Nora smiled at me. "Of course I know about his size and have for a longtime, James. Think about the times we have gone swimming with him at the lake and at the pool at our old apartment. Every time Andrew climbs out of the water with a wet bathing suit on his equipment is immediately obvious to anyone who wants to look, and I always have. Denise told me one time about how she liked to handle him, the thrill of it each time and about how he filled her up. Isn't it surprising he wasn't enough for her. "

As we talked I continued to stroke her, very light touches, not trying to bring an orgasm.

"So I guess size does matter to most women, and to you, Nora."

"Well, size may not matter so much in the act of intercourse itself--unless a man is very much below average. I believe it means more in the pleasure of looking at a large penis and touching it with your hands or your mouth--as compared to someone small.

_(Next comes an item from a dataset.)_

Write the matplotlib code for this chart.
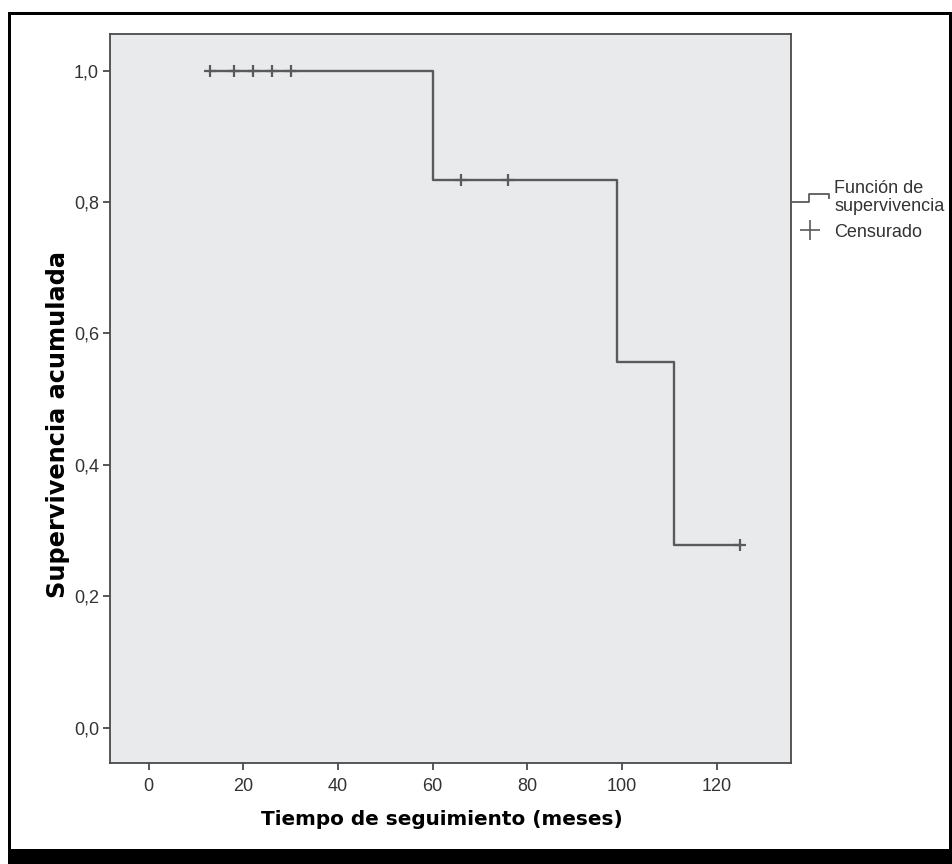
import matplotlib.pyplot as plt
from matplotlib.lines import Line2D
from matplotlib.patches import Rectangle
from matplotlib.legend_handler import HandlerBase
from matplotlib.ticker import FuncFormatter

# =========================
# datos (Kaplan-Meier)
# =========================
step_times = [13, 60, 99, 111, 125]
step_surv = [1.0, 0.833, 0.556, 0.278, 0.278]

cens_times = [13, 18, 22, 26, 30, 66, 76, 125]
cens_surv = [1.0, 1.0, 1.0, 1.0, 1.0, 0.833, 0.833, 0.278]

x_ticks = [0, 20, 40, 60, 80, 100, 120]
y_ticks = [0.0, 0.2, 0.4, 0.6, 0.8, 1.0]

LINE_COLOR = "#585a5c"
BG = "#E9EAEB"
W, H = 952, 864

plt.rcParams["font.family"] = ["Liberation Sans", "DejaVu Sans"]

fig = plt.figure(figsize=(W / 100, H / 100), dpi=100)
fig.patch.set_facecolor("white")

# marco negro
fig.patches.append(Rectangle((8 / W, 0), (W - 8) / W, 852 / H,
                             transform=fig.transFigure, facecolor="black",
                             edgecolor="none", zorder=-3))
fig.patches.append(Rectangle((11 / W, 15 / H), (949 - 11) / W, (849 - 15) / H,
                             transform=fig.transFigure, facecolor="white",
                             edgecolor="none", zorder=-2))

ax = fig.add_axes([110 / W, 101 / H, 681 / W, 729 / H])
ax.set_facecolor(BG)

ax.step(step_times, step_surv, where="post", color=LINE_COLOR, lw=1.7)
ax.plot(cens_times, cens_surv, ls="none", marker="+", ms=9, mew=1.6,
        color=LINE_COLOR)

ax.set_xlim(-8.15, 135.7)
ax.set_ylim(-0.054, 1.056)
ax.set_xticks(x_ticks)
ax.set_yticks(y_ticks)
ax.yaxis.set_major_formatter(FuncFormatter(lambda v, p: f"{v:.1f}".replace(".", ",")))

for s in ax.spines.values():
    s.set_color("#4a4a4a")
    s.set_linewidth(1.3)
ax.tick_params(direction="out", length=5, width=1.3, color="#4a4a4a",
               labelsize=13, labelcolor="#333333")
ax.tick_params(axis="x", pad=6)
ax.tick_params(axis="y", pad=3)

fig.text(442 / W, 1 - 825 / H, "Tiempo de seguimiento (meses)",
         ha="center", va="baseline", fontsize=14.4, fontweight="bold",
         family="DejaVu Sans")
fig.text(58 / W, 1 - 424 / H, "Supervivencia acumulada", rotation=90,
         ha="center", va="center", fontsize=17.3, fontweight="bold",
         family="DejaVu Sans")


# leyenda con escalón
class StepHandler(HandlerBase):
    def create_artists(self, legend, orig_handle, xdescent, ydescent,
                       width, height, fontsize, trans):
        x0 = -xdescent
        ym = height / 2 - ydescent
        dy = 0.3 * height
        xs = [x0, x0 + 0.47 * width, x0 + 0.47 * width, x0 + width, x0 + width]
        ys = [ym - dy, ym - dy, ym + dy, ym + dy, ym + dy - 0.3 * height]
        ln = Line2D(xs, ys, color=LINE_COLOR, lw=1.3, transform=trans)
        return [ln]


surv_handle = Line2D([], [], color=LINE_COLOR)
cens_handle = Line2D([], [], ls="none", marker="+", ms=14, mew=1.2,
                     color=LINE_COLOR)
leg = fig.legend([surv_handle, cens_handle],
                 ["Función de\nsupervivencia", "Censurado"],
                 handler_map={surv_handle: StepHandler()},
                 loc="upper left", bbox_to_anchor=(791 / W, 1 - 180 / H),
                 frameon=False, fontsize=13, handlelength=2.1,
                 handletextpad=0.3, borderpad=0, borderaxespad=0,
                 labelspacing=0.46, labelcolor="#333333")
for t in leg.get_texts():
    t.set_linespacing(1.1)

fig.savefig("out.png", dpi=100)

Now you know I am aware of the good news about Andrew in that regard we don't need to talk about it any further!"

"James, I wish I understood more about everything Andrew is feeling and what to do to make it easier for him. I know he needs us to be patient with his sadness and his resentment and supportive of him in whatever way he needs us. I know you will try and I will try too. I hope I can help in some way, even from a distance after he leaves."

"Nora, maybe I shouldn't say this but we both can help him by giving him some of the one thing he needs most, his most immediate need."

"What do you mean?"

"Just give him very personal female companionship while he is here, Nora. Maybe you could give him a few kisses and and at least mildly intimate touches and let him hold you. I can be his friend by not objecting to your doing that. Couldn't you tell how being around you this evening was impacting him in spite of his depression. I saw the way he looked at you, not just your sympathetic face but your alluring body, most obviously your breasts, while you were sitting near him on the couch. I haven't seen him stare at you like that before. I could see him starting to get hard while he looked at you. Maybe he is in bed right now with a hard-on fantasizing about how you looked tonight and wishing he was here in my place. "

And what man could resist Nora's lovely face, long chestnut hair, big brown eyes, inviting smile, and voluptuous body, all contributing to her aura of confident sensuality.

"James, I did notice where his eyes went when he thought I wasn't looking and I noticed something swelling down his pant leg as he stared. It was hard to miss. I didn't let him know I noticed and I did not want to say anything then about it to you."

I wondered if she was thinking about just that as we talked. Then we heard his footsteps in the hall and going down the stairs.

"He probably can't sleep, Nora. Why don't you go down and comfort him--however you can."

"James, really? I don't think you mean what you are suggesting. Given what we were just saying about him, wouldn't that be risky? I have nothing on under this old white shirt of yours. Andrew is a very attractive man and today isn't the first time I have known he finds me desirable. Isn't it dangerous under these circumstances for me to be with him on the couch in the near dark, knowing how sex-starved be must be. Don't you see that? I can't believe you are serous about this."